How Is Aluminum Made?

Aluminium is the third most common element on on our planet after oxygen and silicon, making up over 8% of the Earth’s crust.
The material is extremely versatile and is being increasingly used for a variety of applications in the construction industry. Read on to find out how the material is formed into a finished product.

Manufacturing process

1. Bauxite Mining

Bauxite is used as the main raw material in the manufacture of aluminium. It is a clay mineral found in tropical and sub-tropical areas such as Australia and the West Indies.
The bauxite is often mined from only a few metres below the ground level.
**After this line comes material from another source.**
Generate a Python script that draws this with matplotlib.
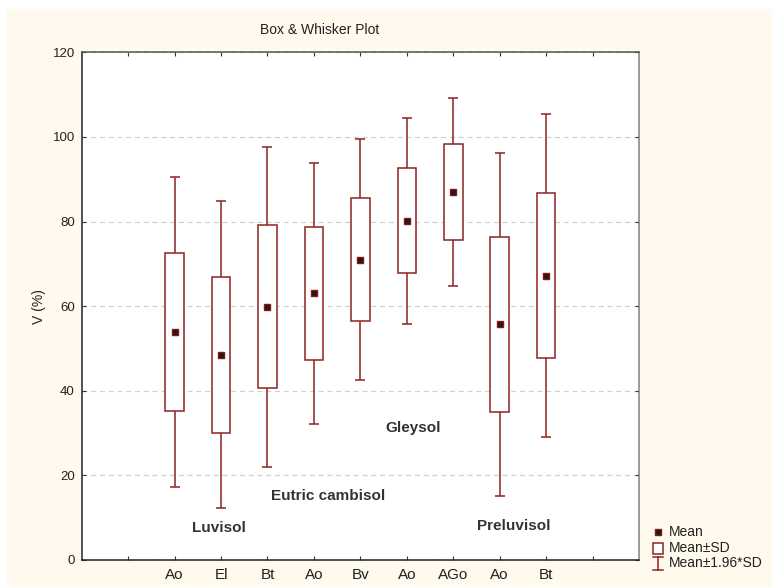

About 4-5 tonnes of bauxites are required for 1 tonne of aluminium.

Bauxite mining

To extract pure alumina, the Bayer process is used.

2. Bauxite grinding

The bauxite mineral is transported to refineries where the clay is washed off and the bauxite passes through a grinder to produce a more consistent material.

3. Bauxite crushing and digesting – producing sodium aluminate

The ground mineral is pumped into large pressure tanks with a caustic soda or sodium hydroxide solution, and a steam heat is applied. The caustic soda reacts with the aluminium compounds in the bauxite material to produce a solution of sodium aluminate (also known as slurry). The unwanted residues (also known as red mud), containing iron, silicon and titanium, gradually sink to the bottom of the tank and are removed.

4. Settling

The sodium aluminate solution is then passed through into lower pressure settling tanks. The solution at the top of the tanks is directed downwards through a series of filers to remove excess red mud. The remaining alumina is then passed through huge “leaves” or cloth filters to remove any solids in the solution.

5. Precipitation

The sodium aluminate solution is then cooled and pumped into large precipitators (sometimes as tall as a 6-story building). Aluminium hydroxide seed crystals added to the solution to start the precipitation process. At this point, large aluminium crystals are formed.

6. Calcination

The crystals are then heated in rotary kilns to temperatures over 960°C. This extracts the last impurities and creates a white powder, known as alumina or aluminium oxide.
The refined alumina is transformed into aluminium through the smelting or Hall–Héroult process.

7. Smelting process

The alumina is poured into a reduction cell with 950°C molten cryolite. 400kA electrical currents are passed through the mixture to break the bond between the aluminium and oxygen. The result is 99.8% pure aluminium.